Elle détonne quelque peu dans l’univers arty tel qu’il se déploie de nos jours : Chacha n’en a ni les paillettes, ni l’esbroufe, ni le langage codé, ni même le ton péremptoire qui en est souvent la marque.
Chacha Atallah est discrète, mesurée, rêveuse, subtile. Elle parle doucement, immergée dans son univers esthétique, explique calmement ses arguments et convainc aisément ses interlocuteurs.
Née à Carthage, au bord de la méditerranée, elle a fait ses études d’architecture en France, et a découvert son pays mental au Japon où elle faisait un stage. Elle revient en Tunisie, s’installe face à la mer, et construit des maisons compacte, monolithiques et ouvertes à la fois, dépouillées, des maisons intelligentes qui tiennent compte du climat, de l’environnement, de l’implantation, et de l’architecture vernaculaire depuis laquelle on n’a plus rien inventé.
« Nous travaillons sur des projets des deux côtés de la Méditerranée. Nous développons une architecture proche de notre environnement avec le plus de matériaux locaux possible, avec un travail poussé sur la volumétrie, point essentiel dans les pays de soleil. Chaque projet est pour nous une progression vers une architecture ancrée, inspirée du vernaculaire, produisant un nouveau genre ».

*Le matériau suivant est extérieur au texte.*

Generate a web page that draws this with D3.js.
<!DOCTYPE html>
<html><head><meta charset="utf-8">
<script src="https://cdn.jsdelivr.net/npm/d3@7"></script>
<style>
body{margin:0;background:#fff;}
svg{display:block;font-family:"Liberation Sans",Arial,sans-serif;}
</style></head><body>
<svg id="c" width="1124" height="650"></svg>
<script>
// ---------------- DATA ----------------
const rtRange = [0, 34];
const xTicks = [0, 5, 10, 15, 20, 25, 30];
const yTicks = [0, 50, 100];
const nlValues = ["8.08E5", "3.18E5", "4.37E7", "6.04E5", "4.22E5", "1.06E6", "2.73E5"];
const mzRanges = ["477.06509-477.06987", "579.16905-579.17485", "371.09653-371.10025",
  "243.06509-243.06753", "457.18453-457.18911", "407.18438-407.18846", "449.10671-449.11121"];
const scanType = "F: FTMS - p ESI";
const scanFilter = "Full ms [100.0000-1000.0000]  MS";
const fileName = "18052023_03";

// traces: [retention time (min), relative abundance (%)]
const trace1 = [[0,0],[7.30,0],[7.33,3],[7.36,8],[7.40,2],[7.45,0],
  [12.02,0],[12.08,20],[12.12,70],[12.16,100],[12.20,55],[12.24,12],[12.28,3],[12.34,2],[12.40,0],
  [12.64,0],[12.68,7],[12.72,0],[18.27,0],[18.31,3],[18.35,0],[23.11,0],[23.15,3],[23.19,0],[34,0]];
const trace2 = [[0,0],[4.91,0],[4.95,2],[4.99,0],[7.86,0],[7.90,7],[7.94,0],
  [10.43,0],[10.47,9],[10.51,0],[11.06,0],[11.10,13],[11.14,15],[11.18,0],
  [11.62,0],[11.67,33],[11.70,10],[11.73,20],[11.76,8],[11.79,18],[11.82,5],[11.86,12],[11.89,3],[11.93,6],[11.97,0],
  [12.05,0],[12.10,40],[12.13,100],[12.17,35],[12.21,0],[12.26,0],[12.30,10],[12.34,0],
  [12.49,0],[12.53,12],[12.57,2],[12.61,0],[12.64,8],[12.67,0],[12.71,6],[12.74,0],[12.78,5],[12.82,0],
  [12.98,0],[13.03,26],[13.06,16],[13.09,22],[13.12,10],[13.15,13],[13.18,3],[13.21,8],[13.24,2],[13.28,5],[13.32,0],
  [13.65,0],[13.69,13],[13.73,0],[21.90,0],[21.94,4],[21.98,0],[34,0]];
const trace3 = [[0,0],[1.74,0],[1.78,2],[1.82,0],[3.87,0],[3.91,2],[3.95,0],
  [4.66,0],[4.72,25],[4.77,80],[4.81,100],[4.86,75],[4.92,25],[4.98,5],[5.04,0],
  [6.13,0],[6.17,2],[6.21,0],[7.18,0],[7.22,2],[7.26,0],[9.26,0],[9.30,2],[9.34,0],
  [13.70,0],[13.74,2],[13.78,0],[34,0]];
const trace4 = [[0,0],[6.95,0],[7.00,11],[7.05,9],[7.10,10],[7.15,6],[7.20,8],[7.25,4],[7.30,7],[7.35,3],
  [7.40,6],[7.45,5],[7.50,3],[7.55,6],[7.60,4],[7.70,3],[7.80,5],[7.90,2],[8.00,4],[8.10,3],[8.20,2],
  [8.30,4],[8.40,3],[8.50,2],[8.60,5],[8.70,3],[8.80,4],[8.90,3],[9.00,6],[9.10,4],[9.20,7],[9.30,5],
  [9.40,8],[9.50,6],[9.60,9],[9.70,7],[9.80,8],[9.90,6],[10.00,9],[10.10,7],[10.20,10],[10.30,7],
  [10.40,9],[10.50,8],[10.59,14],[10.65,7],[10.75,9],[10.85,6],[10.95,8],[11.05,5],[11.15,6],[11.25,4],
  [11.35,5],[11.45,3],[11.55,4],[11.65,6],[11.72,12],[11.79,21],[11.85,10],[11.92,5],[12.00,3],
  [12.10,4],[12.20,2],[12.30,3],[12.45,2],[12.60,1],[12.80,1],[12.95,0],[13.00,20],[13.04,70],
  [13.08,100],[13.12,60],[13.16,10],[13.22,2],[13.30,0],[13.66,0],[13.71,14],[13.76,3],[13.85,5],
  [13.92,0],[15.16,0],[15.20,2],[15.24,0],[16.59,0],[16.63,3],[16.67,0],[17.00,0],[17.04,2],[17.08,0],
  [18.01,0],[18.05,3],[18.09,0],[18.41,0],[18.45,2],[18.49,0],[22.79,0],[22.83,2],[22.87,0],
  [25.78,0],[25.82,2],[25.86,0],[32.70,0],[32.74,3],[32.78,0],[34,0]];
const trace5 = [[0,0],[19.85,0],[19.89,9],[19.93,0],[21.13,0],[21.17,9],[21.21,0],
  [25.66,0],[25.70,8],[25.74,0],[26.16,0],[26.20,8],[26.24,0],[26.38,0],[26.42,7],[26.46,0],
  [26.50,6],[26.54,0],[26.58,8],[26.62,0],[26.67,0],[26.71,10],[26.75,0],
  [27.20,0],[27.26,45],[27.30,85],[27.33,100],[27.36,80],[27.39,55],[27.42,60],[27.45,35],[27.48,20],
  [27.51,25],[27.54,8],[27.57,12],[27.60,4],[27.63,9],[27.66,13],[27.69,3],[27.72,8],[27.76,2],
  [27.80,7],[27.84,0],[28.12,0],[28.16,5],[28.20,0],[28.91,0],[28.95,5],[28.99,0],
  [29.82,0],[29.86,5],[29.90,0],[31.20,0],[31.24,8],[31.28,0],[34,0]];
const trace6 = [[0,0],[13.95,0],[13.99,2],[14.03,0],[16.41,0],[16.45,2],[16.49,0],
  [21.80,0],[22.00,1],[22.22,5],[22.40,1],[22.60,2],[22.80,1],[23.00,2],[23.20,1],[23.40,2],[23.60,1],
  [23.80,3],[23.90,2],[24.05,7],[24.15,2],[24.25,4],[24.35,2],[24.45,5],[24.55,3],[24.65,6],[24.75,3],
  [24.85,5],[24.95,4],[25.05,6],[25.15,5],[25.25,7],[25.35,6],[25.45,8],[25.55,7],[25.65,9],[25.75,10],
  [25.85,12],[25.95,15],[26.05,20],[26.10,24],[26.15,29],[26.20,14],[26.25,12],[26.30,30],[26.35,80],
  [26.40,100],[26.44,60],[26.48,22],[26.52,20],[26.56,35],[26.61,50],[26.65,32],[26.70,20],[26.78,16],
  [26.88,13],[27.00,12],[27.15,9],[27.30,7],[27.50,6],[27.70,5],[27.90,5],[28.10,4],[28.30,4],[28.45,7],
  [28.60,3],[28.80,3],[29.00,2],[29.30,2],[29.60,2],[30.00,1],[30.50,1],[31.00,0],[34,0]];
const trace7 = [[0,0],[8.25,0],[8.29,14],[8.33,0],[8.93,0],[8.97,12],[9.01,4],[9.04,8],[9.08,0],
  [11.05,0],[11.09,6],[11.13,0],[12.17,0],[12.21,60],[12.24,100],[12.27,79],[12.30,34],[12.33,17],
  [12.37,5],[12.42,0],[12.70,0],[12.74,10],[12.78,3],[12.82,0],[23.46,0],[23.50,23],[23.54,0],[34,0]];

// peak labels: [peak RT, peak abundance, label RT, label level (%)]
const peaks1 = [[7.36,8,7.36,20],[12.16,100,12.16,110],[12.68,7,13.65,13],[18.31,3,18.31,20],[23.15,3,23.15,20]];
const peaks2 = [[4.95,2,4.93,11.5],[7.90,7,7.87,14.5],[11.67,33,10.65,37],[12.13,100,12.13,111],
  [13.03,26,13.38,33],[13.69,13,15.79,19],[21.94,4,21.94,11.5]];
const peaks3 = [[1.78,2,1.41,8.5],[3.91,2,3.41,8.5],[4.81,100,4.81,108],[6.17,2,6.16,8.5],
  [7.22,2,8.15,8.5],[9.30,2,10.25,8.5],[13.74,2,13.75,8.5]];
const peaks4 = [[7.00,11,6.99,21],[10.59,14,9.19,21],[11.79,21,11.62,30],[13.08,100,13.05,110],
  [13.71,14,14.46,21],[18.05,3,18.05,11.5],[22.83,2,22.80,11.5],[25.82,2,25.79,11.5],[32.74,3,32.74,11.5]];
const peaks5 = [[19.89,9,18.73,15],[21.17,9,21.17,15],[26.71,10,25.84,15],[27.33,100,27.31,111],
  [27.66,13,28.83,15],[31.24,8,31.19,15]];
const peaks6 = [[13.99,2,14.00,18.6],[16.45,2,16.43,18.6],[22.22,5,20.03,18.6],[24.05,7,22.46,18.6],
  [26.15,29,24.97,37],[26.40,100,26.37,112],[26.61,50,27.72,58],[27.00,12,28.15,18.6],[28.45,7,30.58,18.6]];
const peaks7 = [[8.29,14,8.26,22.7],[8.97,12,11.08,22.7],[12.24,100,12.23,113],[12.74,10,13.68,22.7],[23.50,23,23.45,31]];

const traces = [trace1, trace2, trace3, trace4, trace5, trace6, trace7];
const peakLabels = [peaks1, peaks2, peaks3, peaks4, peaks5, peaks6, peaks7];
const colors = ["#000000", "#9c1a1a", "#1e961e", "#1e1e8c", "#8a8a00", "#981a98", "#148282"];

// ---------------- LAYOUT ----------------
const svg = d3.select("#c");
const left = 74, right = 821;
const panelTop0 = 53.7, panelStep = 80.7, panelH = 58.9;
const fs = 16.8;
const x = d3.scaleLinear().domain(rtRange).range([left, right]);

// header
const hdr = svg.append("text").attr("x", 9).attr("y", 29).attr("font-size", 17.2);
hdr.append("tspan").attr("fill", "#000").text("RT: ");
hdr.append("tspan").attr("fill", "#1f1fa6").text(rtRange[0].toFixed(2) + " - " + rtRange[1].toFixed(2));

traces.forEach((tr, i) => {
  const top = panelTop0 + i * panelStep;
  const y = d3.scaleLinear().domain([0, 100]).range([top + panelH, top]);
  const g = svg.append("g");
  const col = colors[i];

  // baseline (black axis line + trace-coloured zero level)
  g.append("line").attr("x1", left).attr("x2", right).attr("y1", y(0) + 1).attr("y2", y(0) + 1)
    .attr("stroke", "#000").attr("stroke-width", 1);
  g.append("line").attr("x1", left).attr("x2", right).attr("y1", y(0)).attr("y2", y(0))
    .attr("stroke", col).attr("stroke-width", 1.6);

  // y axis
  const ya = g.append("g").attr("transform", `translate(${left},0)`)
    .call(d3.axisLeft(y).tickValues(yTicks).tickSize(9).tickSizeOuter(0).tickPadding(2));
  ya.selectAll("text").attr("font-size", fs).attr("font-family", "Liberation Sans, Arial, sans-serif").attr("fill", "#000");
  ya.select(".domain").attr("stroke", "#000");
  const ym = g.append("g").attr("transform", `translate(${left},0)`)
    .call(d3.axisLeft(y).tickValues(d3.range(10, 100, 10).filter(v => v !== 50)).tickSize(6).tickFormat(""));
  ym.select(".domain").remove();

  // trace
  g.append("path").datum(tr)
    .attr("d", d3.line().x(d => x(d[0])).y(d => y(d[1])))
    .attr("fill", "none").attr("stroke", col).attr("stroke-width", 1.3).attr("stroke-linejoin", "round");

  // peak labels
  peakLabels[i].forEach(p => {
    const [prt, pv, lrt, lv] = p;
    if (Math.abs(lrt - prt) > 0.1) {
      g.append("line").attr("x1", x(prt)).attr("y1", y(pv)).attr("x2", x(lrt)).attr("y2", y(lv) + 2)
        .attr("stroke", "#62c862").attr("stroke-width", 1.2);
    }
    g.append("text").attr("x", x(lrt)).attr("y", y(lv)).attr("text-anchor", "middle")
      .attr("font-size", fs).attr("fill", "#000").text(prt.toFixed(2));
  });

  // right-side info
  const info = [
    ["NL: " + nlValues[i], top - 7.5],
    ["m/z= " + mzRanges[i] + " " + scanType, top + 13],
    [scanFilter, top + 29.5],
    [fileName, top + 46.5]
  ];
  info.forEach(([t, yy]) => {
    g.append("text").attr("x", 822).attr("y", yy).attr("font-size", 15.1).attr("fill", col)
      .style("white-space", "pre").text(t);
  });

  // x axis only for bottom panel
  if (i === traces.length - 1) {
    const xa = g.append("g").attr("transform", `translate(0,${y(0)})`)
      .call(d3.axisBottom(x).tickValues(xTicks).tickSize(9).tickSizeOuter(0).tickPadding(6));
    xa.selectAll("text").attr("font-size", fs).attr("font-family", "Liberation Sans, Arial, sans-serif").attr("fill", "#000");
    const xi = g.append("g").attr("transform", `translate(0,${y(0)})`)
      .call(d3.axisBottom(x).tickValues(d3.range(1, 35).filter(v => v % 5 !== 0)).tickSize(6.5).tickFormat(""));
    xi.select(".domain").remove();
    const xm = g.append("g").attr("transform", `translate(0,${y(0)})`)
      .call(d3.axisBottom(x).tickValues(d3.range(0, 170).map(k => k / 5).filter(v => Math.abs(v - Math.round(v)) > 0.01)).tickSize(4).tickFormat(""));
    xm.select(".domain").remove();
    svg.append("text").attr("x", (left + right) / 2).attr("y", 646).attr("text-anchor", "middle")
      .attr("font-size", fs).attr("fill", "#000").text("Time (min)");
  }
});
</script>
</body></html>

Est-ce son séjour au Japon ? Chacha Atallah ne ressemble à personne dans sa façon d’appréhender les gens et les choses. Elle a découvert que les objets, les meubles, eux aussi, obéissaient aux règles de l’architecture, de l’harmonie, de l’ergonomie. Elle s’est passionnée pour le design qu’elle aborde avec un regard d’architecte.
« Aujourd’hui, je conçois des pièces de mobilier… Un retour aux sources important car c’est ici que j’explore la matière et goûte au temps de façonnage des pièces ».

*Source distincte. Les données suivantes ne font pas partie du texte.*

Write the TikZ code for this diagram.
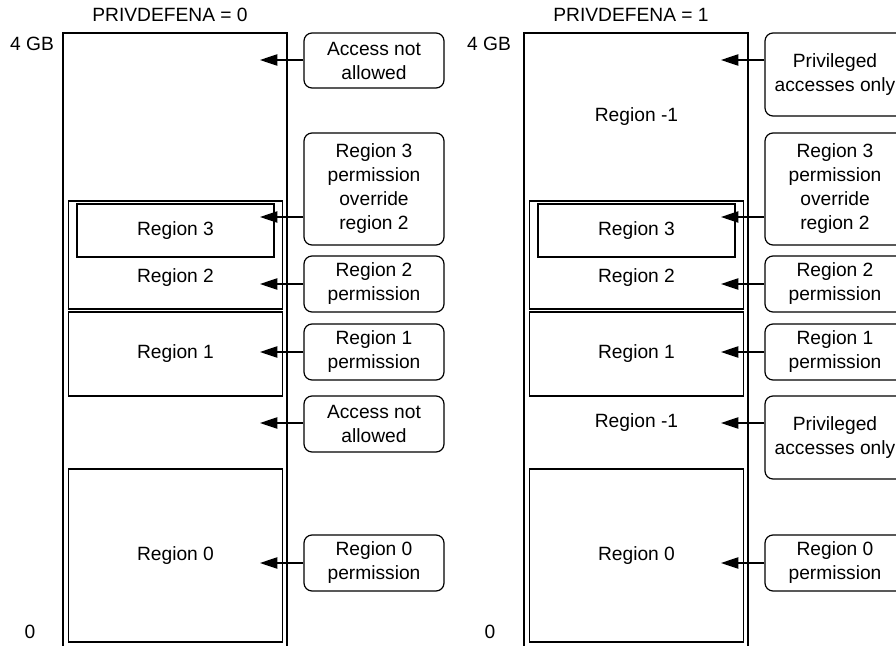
\documentclass[tikz,border=0pt]{standalone}
\usepackage{fontspec}
\setmainfont{Liberation Sans}
\usetikzlibrary{positioning, calc, arrows.meta}

\tikzset{
    membox/.style={draw, line width=0.9pt, inner sep=0pt, minimum width=160pt},
    permbox/.style={draw, line width=0.9pt, rounded corners=6pt, align=center,
        inner sep=0pt, minimum width=105pt, minimum height=42pt},
    permarrow/.style={line width=0.9pt, -{Triangle[length=13pt,width=8.5pt]}},
}

\begin{document}
\begin{tikzpicture}[x=0.75pt, y=-0.75pt, font=\fontsize{14.4}{18}\selectfont]

        \useasboundingbox (0,0) rectangle (896,646);
        \clip (0,0) rectangle (896,646);

        % ==========================================
        % Left panel: PRIVDEFENA = 0
        % ==========================================
        \node (titleL) at (170,15) {PRIVDEFENA = 0};
        \node (topL) at (32,44) {4 GB};
        \node (botL) at (30,632) {0};
        \draw[line width=0.9pt] (63,660) coordinate (mapLbl) -- (63,33) -- (287,33) -- (287,660) coordinate (mapLbr);

        % Regions in the memory map
        \node[membox, minimum height=81pt] (grpL) at (175.5,255) {};
        \node[membox, minimum width=147.75pt, minimum height=39.75pt] (reg3L) at (175.5,230.5) {Region 3};
        \node (reg2L) at (175.5,278) {Region 2};
        \node[membox, minimum height=63pt] (reg1L) at (175.5,354) {Region 1};
        \node[membox, minimum height=129.75pt] (reg0L) at (175.5,555.5) {Region 0};

        % Permission callouts
        \node[permbox, minimum height=41.25pt] (aL1) at (374,60.5) {Access not\\allowed};
        \node[permbox, minimum height=84pt] (aL2) at (374,189) {Region 3\\permission\\override\\region 2};
        \node[permbox] (aL3) at (374,284) {Region 2\\permission};
        \node[permbox] (aL4) at (374,352) {Region 1\\permission};
        \node[permbox] (aL5) at (374,424) {Access not\\allowed};
        \node[permbox] (aL6) at (374,563) {Region 0\\permission};

        \coordinate (tL1) at (260,60);
        \coordinate (tL2) at (260,217);
        \coordinate (tL3) at (260,284);
        \coordinate (tL4) at (260,352);
        \coordinate (tL5) at (260,423);
        \coordinate (tL6) at (260,563);
        \draw[permarrow] (aL1.west |- tL1) -- (tL1);
        \draw[permarrow] (aL2.west |- tL2) -- (tL2);
        \draw[permarrow] (aL3.west |- tL3) -- (tL3);
        \draw[permarrow] (aL4.west |- tL4) -- (tL4);
        \draw[permarrow] (aL5.west |- tL5) -- (tL5);
        \draw[permarrow] (aL6.west |- tL6) -- (tL6);

        % ==========================================
        % Right panel: PRIVDEFENA = 1
        % ==========================================
        \begin{scope}[shift={(461,0)}]
        \node (titleR) at (170,15) {PRIVDEFENA = 1};
        \node (topR) at (28,44) {4 GB};
        \node (botR) at (29,632) {0};
        \draw[line width=0.9pt] (63,660) coordinate (mapRbl) -- (63,33) -- (287,33) -- (287,660) coordinate (mapRbr);

        % Regions in the memory map
        \node (bgR1) at (175.5,117) {Region -1};
        \node[membox, minimum height=81pt] (grpR) at (175.5,255) {};
        \node[membox, minimum width=147.75pt, minimum height=39.75pt] (reg3R) at (175.5,230.5) {Region 3};
        \node (reg2R) at (175.5,278) {Region 2};
        \node[membox, minimum height=63pt] (reg1R) at (175.5,354) {Region 1};
        \node (bgR2) at (175.5,423) {Region -1};
        \node[membox, minimum height=129.75pt] (reg0R) at (175.5,555.5) {Region 0};

        % Permission callouts
        \node[permbox, minimum height=62.25pt] (aR1) at (374,74.5) {Privileged\\accesses only};
        \node[permbox, minimum height=84pt] (aR2) at (374,189) {Region 3\\permission\\override\\region 2};
        \node[permbox] (aR3) at (374,284) {Region 2\\permission};
        \node[permbox] (aR4) at (374,352) {Region 1\\permission};
        \node[permbox, minimum height=62.25pt] (aR5) at (374,437.5) {Privileged\\accesses only};
        \node[permbox] (aR6) at (374,563) {Region 0\\permission};

        \coordinate (tR1) at (260,60);
        \coordinate (tR2) at (260,217);
        \coordinate (tR3) at (260,284);
        \coordinate (tR4) at (260,352);
        \coordinate (tR5) at (260,423);
        \coordinate (tR6) at (260,563);
        \draw[permarrow] (aR1.west |- tR1) -- (tR1);
        \draw[permarrow] (aR2.west |- tR2) -- (tR2);
        \draw[permarrow] (aR3.west |- tR3) -- (tR3);
        \draw[permarrow] (aR4.west |- tR4) -- (tR4);
        \draw[permarrow] (aR5.west |- tR5) -- (tR5);
        \draw[permarrow] (aR6.west |- tR6) -- (tR6);
        \end{scope}

\end{tikzpicture}
\end{document}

Elle invente des meubles où le bois et le marbre alternent sans agressivité, crée des formes de vaisselles douces à l’œil et à la main, dessine des objets qui ne répondent pas forcément à une fonctionnalité et qui sont là pour le plaisir.
De l’architecte ou du designer qui est de plus en plus sollicitée puisqu’on l’a vue sélectionnée pour des rencontres à Dubaï, à Londres, à Paris, qui prédomine dans le regard et l’approche de Chacha ?
« Je dirais que je fais du mobilier comme un architecte. J’ai un penchant exacerbé pour le Japon, la sobriété apparente, le souci du détail à chaque instant de la vie. Et, cela peut paraître opposé, j’ai également une fascination pour l’Art Déco. Ce sont deux sources d’inspiration qui, quand on étudie bien le sujet, sont très similaires : la beauté en tout et dans le moindre objet régit le mode de vie ».